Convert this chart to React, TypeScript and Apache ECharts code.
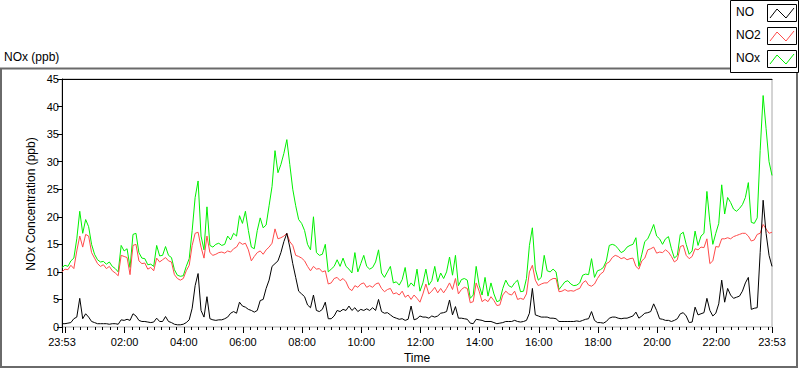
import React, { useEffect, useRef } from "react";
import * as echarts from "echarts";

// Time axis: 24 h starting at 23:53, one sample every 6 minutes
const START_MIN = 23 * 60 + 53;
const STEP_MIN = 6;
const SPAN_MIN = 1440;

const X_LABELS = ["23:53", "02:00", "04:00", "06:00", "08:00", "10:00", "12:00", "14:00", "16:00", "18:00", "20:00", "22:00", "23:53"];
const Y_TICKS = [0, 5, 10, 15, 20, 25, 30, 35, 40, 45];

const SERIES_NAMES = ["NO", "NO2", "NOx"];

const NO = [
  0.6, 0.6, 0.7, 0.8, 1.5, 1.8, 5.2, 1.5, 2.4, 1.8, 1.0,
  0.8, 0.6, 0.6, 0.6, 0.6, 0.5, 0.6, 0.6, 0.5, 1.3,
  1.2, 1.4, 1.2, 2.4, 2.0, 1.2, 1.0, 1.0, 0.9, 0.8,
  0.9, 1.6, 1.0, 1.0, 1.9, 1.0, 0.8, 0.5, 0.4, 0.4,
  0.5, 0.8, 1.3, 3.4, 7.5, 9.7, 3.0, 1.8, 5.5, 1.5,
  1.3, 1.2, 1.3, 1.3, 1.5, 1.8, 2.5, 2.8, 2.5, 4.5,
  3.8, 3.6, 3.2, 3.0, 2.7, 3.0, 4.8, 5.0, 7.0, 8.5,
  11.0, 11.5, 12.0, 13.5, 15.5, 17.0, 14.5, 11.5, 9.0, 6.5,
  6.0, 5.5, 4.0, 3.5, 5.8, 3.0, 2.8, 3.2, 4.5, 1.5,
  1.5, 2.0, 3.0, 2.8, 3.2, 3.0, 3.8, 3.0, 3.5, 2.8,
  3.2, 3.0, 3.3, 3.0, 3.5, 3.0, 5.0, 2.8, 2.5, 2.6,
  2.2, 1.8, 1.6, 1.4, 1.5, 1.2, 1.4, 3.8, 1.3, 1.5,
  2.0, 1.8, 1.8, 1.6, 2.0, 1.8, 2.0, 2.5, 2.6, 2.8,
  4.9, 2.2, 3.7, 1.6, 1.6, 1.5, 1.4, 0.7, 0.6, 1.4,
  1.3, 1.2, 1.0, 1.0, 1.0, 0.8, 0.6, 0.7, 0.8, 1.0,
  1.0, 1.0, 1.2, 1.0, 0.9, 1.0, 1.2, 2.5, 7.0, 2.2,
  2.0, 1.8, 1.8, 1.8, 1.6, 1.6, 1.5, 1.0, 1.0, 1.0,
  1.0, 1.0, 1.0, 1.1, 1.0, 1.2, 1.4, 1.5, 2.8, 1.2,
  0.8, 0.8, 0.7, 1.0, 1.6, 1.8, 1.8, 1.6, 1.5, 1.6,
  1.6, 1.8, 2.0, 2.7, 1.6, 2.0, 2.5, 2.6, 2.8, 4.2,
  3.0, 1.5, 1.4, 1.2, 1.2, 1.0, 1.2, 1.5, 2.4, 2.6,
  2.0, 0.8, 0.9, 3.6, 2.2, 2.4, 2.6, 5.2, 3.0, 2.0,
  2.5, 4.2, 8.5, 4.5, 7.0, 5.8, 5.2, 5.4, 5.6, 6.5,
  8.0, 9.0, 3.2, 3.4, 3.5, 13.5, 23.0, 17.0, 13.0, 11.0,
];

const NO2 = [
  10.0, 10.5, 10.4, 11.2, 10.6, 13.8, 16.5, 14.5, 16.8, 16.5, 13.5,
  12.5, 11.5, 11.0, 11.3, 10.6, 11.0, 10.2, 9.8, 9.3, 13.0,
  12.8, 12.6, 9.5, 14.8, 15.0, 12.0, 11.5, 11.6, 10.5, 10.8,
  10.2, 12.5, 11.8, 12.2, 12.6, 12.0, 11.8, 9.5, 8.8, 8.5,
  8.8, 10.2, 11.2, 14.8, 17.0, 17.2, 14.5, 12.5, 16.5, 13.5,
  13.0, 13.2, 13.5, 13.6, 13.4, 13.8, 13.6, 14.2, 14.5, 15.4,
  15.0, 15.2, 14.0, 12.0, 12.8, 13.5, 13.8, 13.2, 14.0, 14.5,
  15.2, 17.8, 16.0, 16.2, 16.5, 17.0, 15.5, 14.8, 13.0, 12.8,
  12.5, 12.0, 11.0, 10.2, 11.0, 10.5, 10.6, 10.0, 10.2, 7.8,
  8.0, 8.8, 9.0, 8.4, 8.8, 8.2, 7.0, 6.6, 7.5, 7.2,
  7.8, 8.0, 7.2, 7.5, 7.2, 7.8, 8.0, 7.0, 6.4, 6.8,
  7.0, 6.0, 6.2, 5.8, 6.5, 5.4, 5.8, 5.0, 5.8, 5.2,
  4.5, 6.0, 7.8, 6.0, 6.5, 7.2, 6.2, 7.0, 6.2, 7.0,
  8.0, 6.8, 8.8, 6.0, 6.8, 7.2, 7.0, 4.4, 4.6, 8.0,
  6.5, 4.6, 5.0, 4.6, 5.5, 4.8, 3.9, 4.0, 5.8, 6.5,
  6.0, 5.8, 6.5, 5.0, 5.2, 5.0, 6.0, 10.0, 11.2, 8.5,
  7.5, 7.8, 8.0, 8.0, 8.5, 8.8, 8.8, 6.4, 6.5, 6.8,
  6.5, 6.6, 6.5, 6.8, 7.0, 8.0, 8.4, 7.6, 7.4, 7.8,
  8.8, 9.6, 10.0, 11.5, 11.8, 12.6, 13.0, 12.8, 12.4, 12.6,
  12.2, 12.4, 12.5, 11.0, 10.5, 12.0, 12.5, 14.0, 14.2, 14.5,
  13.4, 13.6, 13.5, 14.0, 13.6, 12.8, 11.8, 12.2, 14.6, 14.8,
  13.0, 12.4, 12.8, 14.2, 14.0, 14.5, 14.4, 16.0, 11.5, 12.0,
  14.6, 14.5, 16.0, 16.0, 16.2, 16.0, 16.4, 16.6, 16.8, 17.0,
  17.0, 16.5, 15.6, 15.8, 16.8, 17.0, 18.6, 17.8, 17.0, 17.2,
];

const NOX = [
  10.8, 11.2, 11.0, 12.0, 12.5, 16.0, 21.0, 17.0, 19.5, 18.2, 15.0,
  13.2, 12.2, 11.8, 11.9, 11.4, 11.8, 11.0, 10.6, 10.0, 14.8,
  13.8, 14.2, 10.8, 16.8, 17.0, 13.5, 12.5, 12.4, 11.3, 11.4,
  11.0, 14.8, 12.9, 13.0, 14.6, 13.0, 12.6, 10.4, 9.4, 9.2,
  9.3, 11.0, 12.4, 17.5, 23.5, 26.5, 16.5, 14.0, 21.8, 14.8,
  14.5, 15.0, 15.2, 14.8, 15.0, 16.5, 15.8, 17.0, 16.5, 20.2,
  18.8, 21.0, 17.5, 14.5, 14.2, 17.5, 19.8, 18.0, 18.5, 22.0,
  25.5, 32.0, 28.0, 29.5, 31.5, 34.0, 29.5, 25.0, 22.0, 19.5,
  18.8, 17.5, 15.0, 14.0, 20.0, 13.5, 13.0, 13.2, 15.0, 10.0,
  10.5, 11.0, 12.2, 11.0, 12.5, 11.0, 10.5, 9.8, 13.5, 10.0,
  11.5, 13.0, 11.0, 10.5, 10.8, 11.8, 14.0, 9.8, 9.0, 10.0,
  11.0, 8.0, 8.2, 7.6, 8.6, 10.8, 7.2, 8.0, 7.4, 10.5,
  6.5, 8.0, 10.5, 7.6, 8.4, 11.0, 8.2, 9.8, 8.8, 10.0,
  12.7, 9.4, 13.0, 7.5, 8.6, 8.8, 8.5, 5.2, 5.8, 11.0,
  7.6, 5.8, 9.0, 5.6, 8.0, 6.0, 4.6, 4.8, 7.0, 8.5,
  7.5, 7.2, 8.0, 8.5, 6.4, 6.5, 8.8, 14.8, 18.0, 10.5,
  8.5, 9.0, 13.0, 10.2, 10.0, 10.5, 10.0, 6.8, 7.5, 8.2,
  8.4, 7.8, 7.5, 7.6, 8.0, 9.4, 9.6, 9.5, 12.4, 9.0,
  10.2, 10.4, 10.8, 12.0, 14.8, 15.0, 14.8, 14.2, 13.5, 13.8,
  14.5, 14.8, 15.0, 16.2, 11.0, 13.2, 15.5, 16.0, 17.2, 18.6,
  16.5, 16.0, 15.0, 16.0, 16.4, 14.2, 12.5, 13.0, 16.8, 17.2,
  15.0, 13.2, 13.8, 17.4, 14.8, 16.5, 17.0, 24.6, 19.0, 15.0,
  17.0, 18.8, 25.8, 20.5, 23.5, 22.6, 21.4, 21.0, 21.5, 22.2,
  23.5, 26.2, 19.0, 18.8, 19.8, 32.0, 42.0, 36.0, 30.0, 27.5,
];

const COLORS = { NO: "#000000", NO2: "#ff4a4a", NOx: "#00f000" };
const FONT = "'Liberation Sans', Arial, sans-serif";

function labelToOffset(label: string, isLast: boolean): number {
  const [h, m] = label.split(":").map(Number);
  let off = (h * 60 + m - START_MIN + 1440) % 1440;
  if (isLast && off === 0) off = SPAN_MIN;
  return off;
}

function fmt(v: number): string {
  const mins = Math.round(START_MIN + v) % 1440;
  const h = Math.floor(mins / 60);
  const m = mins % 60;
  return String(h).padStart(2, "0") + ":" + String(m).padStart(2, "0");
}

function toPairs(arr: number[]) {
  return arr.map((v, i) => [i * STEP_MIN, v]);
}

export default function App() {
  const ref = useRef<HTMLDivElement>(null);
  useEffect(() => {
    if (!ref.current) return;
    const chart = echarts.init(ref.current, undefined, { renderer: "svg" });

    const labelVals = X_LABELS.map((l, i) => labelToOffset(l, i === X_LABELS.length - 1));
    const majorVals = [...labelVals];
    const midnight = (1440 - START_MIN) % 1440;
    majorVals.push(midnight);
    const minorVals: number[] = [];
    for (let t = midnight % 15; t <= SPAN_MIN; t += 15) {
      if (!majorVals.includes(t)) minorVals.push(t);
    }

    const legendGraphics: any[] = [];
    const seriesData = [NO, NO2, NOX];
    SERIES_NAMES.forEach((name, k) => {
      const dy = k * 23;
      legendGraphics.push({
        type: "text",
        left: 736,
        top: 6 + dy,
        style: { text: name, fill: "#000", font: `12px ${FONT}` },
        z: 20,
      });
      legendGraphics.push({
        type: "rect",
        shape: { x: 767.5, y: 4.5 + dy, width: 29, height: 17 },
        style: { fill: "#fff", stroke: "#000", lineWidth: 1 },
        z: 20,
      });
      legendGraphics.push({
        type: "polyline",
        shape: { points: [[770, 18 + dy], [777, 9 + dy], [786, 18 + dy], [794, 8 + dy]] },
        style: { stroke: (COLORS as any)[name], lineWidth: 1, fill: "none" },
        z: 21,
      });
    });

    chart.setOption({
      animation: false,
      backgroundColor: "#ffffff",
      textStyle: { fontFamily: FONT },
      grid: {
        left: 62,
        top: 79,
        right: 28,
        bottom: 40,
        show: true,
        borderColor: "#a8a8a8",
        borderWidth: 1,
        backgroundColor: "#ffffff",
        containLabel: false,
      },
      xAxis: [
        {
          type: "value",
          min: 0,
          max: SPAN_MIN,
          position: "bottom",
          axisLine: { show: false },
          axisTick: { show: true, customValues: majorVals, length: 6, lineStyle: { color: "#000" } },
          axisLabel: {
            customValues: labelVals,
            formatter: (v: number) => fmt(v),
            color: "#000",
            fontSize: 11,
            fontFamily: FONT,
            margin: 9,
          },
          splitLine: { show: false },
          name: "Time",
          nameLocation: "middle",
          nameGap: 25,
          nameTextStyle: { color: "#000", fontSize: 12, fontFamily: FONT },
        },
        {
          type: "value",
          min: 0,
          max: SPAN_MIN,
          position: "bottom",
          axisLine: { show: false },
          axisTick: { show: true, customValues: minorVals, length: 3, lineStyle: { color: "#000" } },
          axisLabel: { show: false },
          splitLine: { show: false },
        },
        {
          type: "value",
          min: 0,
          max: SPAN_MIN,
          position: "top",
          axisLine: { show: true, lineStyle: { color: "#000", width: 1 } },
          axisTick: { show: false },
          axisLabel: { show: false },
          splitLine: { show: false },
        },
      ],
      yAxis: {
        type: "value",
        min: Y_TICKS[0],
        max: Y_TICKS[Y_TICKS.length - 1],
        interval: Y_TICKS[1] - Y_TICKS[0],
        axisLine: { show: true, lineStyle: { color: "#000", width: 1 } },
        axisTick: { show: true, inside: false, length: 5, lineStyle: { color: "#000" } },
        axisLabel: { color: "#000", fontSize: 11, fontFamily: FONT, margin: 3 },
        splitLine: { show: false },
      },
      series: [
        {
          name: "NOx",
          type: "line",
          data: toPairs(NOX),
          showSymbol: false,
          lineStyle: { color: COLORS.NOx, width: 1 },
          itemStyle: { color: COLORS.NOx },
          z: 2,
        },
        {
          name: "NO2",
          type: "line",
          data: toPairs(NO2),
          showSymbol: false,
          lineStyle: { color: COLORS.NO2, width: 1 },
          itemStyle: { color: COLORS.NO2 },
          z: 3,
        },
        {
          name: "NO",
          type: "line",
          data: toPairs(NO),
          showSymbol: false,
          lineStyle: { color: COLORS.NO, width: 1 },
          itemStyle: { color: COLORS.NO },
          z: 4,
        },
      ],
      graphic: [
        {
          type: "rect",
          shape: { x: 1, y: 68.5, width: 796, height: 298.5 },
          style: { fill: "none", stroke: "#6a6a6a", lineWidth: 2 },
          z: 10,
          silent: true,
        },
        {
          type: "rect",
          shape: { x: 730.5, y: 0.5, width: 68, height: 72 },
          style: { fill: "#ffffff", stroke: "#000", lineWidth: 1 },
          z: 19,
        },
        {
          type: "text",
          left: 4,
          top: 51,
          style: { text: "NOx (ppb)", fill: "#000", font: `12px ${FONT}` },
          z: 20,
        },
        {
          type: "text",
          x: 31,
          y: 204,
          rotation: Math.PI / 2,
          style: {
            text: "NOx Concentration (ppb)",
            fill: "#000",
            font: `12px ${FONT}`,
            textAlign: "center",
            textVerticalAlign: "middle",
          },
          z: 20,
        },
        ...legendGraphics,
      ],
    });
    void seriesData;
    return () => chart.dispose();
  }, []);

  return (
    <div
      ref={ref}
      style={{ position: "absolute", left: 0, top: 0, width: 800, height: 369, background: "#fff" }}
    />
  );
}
· · ·
EXERCISE BRIEF » Copy, from the material above, each line in which the string "React" occurs.

WRITTEN RESPONSE »
Convert this chart to React, TypeScript and Apache ECharts code.
import React, { useEffect, useRef } from "react";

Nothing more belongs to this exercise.